> **SUPPLIED RECORDS**

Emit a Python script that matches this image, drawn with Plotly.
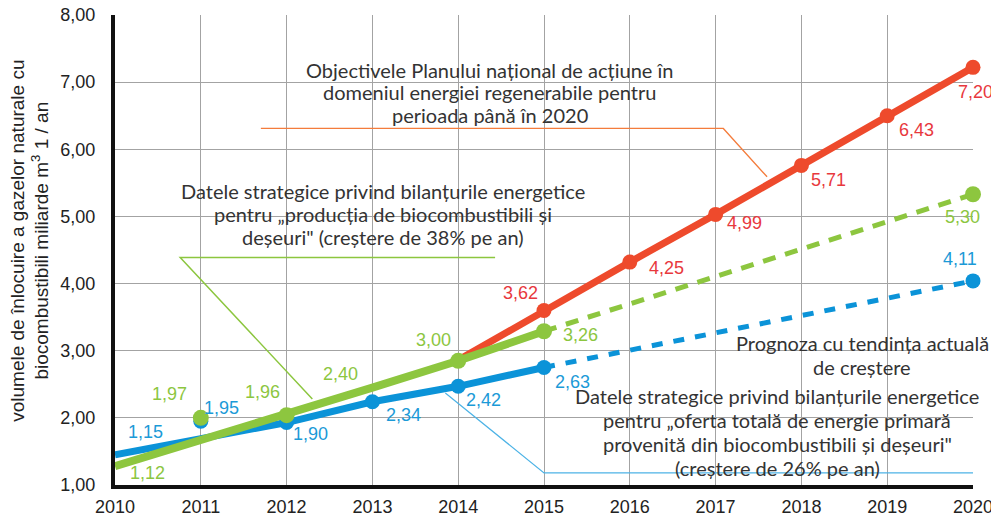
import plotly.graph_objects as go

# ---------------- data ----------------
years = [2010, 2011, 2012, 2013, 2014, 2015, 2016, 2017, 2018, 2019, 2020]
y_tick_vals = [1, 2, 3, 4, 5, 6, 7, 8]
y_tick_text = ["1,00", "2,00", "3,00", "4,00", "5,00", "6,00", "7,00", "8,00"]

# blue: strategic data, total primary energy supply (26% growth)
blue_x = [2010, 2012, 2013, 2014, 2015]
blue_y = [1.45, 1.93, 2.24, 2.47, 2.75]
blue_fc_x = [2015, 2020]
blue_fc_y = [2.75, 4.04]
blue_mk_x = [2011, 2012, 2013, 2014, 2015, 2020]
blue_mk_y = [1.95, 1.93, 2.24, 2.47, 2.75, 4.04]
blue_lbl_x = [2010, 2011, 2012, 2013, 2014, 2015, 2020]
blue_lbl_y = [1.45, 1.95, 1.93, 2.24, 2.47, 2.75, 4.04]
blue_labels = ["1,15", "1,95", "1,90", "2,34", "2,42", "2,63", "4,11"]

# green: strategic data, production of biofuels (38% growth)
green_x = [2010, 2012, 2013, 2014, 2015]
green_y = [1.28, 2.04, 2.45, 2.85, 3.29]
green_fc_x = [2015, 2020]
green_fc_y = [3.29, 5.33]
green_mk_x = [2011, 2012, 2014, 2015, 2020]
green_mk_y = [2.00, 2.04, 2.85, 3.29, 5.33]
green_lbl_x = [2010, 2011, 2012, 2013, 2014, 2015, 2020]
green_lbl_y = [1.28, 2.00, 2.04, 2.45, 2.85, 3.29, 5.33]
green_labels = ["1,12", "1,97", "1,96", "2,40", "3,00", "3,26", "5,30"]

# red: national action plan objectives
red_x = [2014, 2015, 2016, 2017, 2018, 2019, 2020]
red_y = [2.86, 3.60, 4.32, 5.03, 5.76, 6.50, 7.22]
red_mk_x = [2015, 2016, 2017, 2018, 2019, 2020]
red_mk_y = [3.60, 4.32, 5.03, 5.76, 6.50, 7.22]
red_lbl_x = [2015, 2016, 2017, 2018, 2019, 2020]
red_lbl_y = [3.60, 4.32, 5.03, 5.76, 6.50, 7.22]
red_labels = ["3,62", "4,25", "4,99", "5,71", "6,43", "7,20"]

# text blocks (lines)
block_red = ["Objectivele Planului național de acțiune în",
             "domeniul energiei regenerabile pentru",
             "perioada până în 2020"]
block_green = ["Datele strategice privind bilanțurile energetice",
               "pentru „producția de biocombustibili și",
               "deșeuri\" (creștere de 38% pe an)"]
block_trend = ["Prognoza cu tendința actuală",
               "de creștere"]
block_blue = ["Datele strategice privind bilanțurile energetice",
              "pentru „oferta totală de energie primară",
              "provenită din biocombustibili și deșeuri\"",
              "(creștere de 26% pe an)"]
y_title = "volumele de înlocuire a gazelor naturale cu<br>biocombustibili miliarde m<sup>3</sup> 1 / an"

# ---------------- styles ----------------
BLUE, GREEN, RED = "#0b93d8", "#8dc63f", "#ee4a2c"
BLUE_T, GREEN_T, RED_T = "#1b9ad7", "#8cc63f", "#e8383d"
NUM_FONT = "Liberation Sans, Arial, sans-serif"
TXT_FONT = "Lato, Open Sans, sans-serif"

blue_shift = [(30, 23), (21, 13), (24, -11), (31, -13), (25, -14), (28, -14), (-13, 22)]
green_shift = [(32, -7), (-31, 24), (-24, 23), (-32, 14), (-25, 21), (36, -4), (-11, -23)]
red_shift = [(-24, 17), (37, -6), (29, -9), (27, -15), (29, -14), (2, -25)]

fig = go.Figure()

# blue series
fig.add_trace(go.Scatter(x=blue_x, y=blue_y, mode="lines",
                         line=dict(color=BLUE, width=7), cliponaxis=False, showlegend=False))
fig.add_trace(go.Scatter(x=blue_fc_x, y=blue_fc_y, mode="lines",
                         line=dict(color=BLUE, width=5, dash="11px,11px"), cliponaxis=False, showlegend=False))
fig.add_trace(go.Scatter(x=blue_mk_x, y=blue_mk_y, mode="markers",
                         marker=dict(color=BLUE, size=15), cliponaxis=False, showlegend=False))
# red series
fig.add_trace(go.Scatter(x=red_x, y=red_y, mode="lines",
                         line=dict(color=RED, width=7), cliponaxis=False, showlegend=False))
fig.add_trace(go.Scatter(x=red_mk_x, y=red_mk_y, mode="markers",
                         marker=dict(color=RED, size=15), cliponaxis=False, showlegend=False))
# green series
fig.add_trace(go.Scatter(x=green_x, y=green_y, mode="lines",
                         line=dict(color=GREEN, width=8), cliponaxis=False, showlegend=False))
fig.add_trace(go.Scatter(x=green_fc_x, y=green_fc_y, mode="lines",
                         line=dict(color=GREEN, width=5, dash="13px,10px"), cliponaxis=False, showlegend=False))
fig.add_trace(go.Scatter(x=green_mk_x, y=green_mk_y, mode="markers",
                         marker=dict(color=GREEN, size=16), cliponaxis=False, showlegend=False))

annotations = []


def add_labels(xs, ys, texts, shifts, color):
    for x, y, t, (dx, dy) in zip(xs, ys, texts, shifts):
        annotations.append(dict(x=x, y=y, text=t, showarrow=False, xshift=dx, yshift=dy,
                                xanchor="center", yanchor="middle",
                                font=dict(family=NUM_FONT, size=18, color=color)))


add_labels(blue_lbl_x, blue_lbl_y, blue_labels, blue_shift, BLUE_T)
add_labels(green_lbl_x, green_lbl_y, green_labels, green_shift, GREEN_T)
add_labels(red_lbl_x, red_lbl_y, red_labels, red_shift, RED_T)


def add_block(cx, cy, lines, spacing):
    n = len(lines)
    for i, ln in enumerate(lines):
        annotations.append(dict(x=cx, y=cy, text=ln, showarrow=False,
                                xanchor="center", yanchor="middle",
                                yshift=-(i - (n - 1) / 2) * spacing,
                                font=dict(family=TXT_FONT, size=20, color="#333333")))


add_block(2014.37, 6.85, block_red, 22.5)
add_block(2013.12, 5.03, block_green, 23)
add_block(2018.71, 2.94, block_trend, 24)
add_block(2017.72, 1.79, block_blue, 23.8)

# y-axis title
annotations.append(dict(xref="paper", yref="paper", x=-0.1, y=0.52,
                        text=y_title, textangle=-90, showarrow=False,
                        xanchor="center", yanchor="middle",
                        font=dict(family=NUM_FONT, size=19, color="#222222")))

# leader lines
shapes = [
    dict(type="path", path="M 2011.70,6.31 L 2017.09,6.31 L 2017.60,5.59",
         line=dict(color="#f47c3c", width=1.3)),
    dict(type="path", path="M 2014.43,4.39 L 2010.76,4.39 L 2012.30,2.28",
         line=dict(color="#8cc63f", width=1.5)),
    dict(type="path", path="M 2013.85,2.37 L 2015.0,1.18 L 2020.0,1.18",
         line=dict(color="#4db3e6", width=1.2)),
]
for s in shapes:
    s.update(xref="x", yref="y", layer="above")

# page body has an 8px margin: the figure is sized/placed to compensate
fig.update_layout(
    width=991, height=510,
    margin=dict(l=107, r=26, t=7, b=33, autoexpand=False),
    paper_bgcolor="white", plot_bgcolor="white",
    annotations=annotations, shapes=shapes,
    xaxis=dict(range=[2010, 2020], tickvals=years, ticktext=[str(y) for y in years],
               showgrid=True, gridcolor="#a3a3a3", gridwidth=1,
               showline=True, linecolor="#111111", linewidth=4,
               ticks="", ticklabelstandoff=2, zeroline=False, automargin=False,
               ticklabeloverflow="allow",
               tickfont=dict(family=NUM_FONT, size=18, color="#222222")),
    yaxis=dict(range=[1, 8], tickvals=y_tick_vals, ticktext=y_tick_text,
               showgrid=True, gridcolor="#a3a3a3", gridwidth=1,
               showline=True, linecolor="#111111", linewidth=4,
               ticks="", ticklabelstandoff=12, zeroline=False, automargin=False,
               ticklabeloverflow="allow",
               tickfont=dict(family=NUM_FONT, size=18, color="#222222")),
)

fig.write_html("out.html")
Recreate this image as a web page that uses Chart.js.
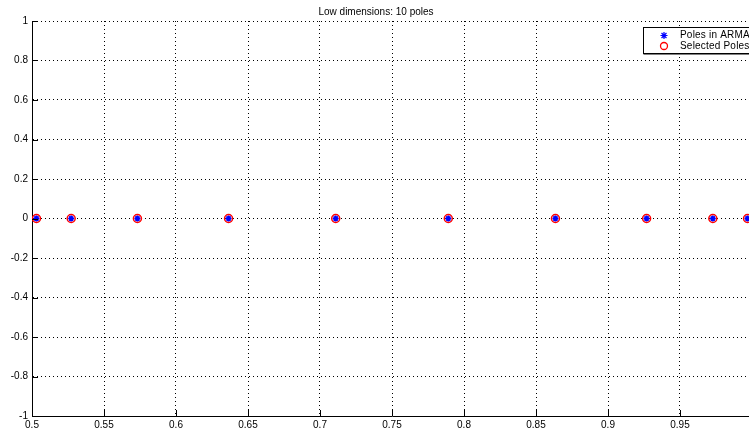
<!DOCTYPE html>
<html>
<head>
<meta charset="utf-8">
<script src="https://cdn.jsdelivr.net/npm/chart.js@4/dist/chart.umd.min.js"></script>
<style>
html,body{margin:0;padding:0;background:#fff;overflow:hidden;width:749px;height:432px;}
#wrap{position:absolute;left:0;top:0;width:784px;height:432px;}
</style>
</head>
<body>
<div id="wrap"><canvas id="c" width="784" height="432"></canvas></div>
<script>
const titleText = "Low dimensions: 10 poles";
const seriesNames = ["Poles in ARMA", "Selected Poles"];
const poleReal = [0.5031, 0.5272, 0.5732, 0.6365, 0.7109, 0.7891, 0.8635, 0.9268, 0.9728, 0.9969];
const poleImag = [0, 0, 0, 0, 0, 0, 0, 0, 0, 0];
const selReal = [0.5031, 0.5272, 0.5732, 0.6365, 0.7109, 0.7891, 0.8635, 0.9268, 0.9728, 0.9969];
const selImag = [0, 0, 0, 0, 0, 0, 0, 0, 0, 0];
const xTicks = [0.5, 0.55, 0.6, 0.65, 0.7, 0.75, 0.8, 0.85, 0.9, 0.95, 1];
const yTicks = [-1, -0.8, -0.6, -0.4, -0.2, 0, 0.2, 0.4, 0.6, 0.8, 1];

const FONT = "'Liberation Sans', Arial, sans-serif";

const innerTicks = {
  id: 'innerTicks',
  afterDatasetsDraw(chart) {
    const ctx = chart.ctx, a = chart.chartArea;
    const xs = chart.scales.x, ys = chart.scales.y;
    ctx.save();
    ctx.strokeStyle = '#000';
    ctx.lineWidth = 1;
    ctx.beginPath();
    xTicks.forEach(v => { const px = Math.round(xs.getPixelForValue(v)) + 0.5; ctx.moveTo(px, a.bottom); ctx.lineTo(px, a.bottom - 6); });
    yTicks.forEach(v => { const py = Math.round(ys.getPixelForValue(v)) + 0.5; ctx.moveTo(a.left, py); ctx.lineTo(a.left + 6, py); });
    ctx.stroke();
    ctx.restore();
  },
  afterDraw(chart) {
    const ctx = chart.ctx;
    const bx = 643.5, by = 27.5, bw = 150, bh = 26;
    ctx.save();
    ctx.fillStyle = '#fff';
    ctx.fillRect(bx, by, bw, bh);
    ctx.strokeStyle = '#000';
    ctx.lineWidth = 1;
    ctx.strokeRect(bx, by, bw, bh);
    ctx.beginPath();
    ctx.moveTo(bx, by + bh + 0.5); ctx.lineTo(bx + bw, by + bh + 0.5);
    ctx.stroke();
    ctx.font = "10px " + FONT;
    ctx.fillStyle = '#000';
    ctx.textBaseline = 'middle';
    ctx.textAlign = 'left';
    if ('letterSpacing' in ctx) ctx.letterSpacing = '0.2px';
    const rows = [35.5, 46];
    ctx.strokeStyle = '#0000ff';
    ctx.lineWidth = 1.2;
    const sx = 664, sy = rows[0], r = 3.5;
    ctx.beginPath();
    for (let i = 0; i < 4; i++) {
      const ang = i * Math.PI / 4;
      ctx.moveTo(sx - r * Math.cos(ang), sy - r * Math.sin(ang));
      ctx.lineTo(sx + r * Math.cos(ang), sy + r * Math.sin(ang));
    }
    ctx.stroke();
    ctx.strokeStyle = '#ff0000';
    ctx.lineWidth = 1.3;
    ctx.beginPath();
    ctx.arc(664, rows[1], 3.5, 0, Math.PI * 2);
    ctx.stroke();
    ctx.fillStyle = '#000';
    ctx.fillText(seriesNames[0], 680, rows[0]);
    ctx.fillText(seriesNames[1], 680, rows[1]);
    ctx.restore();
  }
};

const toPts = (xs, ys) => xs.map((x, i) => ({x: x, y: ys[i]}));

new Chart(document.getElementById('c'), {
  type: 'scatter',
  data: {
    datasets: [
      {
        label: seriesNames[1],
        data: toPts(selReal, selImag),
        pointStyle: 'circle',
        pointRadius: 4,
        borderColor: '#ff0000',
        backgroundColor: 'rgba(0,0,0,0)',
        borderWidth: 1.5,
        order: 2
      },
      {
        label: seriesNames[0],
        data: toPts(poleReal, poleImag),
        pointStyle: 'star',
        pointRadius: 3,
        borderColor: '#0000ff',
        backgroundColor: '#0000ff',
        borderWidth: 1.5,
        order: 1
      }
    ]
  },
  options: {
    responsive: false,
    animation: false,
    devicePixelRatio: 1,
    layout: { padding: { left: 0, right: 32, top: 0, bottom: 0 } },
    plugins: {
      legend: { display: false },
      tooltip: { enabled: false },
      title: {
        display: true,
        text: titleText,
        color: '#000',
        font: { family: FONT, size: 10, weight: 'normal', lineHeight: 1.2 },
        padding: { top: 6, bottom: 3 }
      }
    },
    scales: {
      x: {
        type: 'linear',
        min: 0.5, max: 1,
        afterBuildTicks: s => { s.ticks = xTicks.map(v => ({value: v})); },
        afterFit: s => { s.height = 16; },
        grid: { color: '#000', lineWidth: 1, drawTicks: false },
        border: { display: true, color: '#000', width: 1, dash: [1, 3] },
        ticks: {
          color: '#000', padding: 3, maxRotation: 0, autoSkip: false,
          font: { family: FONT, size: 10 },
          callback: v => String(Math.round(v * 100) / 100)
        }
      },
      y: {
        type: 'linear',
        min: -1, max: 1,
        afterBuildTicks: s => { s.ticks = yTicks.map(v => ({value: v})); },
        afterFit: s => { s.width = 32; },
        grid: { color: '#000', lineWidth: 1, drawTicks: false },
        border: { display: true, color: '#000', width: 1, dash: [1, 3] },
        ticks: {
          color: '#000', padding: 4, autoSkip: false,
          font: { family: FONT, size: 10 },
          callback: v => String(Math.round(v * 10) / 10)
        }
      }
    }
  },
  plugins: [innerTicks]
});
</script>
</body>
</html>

> **WHAT IS EXPECTED**
Copy each line of the data that contains the word "script".

> **RESULT OF THE TASK**
Emit a Python script that matches this image, drawn with Plotly.
<script src="https://cdn.jsdelivr.net/npm/chart.js@4/dist/chart.umd.min.js"></script>
<script>
</script>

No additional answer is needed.